- [TASK] In this exercise, return the whole listing exactly, excluding any images.

==== SUPPLIED MATERIAL ====

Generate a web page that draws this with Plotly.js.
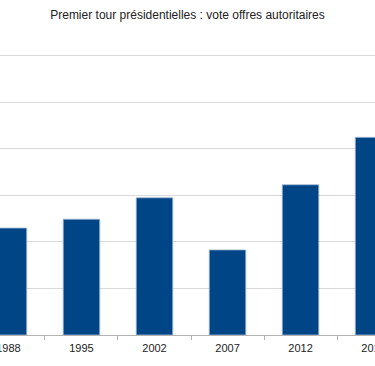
<!DOCTYPE html>
<html>
<head>
<meta charset="utf-8">
<script src="https://cdn.plot.ly/plotly-3.0.1.min.js"></script>
<style>html,body{margin:0;padding:0;background:#fff;}#chart{width:375px;height:366px;}</style>
</head>
<body>
<div id="chart"></div>
<script>
const years = ["1988", "1995", "2002", "2007", "2012", "2017"];
const votes = [11.5, 12.45, 14.75, 9.15, 16.15, 21.25];
const titleText = "Premier tour présidentielles : vote offres autoritaires";

const trace = {
  type: "bar",
  x: years,
  y: votes,
  marker: {color: "#004586", line: {color: "#9fb6d2", width: 0.8}},
  hoverinfo: "skip"
};

const layout = {
  width: 375, height: 366,
  margin: {l: 0, r: 0, t: 53, b: 31, pad: 0},
  paper_bgcolor: "#ffffff", plot_bgcolor: "#ffffff",
  bargap: 0.5,
  showlegend: false,
  title: {
    text: titleText,
    font: {family: "Liberation Sans, Arial, sans-serif", size: 12, color: "#222"},
    x: 0.5, xanchor: "center", y: 1 - 15/366, yanchor: "middle"
  },
  xaxis: {
    type: "category",
    range: [-0.116, 5.02],
    tickson: "boundaries",
    ticks: "outside", ticklen: 4, tickcolor: "#b3b3b3", tickwidth: 1,
    ticklabelstandoff: 3,
    showgrid: false,
    showline: true, linecolor: "#b3b3b3", linewidth: 1,
    tickfont: {family: "Liberation Sans, Arial, sans-serif", size: 11, color: "#222"},
    fixedrange: true
  },
  yaxis: {
    range: [0, 30.32],
    dtick: 5,
    showticklabels: false,
    showgrid: true, gridcolor: "#d9d9d9", gridwidth: 1,
    zeroline: false,
    showline: false,
    fixedrange: true
  }
};

Plotly.newPlot("chart", [trace], layout, {displayModeBar: false, staticPlot: true});
</script>
</body>
</html>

====

- [TASK SOLUTION]
Generate a web page that draws this with Plotly.js.
<!DOCTYPE html>
<html>
<head>
<meta charset="utf-8">
<script src="https://cdn.plot.ly/plotly-3.0.1.min.js"></script>
<style>html,body{margin:0;padding:0;background:#fff;}#chart{width:375px;height:366px;}</style>
</head>
<body>
<div id="chart"></div>
<script>
const years = ["1988", "1995", "2002", "2007", "2012", "2017"];
const votes = [11.5, 12.45, 14.75, 9.15, 16.15, 21.25];
const titleText = "Premier tour présidentielles : vote offres autoritaires";

const trace = {
  type: "bar",
  x: years,
  y: votes,
  marker: {color: "#004586", line: {color: "#9fb6d2", width: 0.8}},
  hoverinfo: "skip"
};

const layout = {
  width: 375, height: 366,
  margin: {l: 0, r: 0, t: 53, b: 31, pad: 0},
  paper_bgcolor: "#ffffff", plot_bgcolor: "#ffffff",
  bargap: 0.5,
  showlegend: false,
  title: {
    text: titleText,
    font: {family: "Liberation Sans, Arial, sans-serif", size: 12, color: "#222"},
    x: 0.5, xanchor: "center", y: 1 - 15/366, yanchor: "middle"
  },
  xaxis: {
    type: "category",
    range: [-0.116, 5.02],
    tickson: "boundaries",
    ticks: "outside", ticklen: 4, tickcolor: "#b3b3b3", tickwidth: 1,
    ticklabelstandoff: 3,
    showgrid: false,
    showline: true, linecolor: "#b3b3b3", linewidth: 1,
    tickfont: {family: "Liberation Sans, Arial, sans-serif", size: 11, color: "#222"},
    fixedrange: true
  },
  yaxis: {
    range: [0, 30.32],
    dtick: 5,
    showticklabels: false,
    showgrid: true, gridcolor: "#d9d9d9", gridwidth: 1,
    zeroline: false,
    showline: false,
    fixedrange: true
  }
};

Plotly.newPlot("chart", [trace], layout, {displayModeBar: false, staticPlot: true});
</script>
</body>
</html>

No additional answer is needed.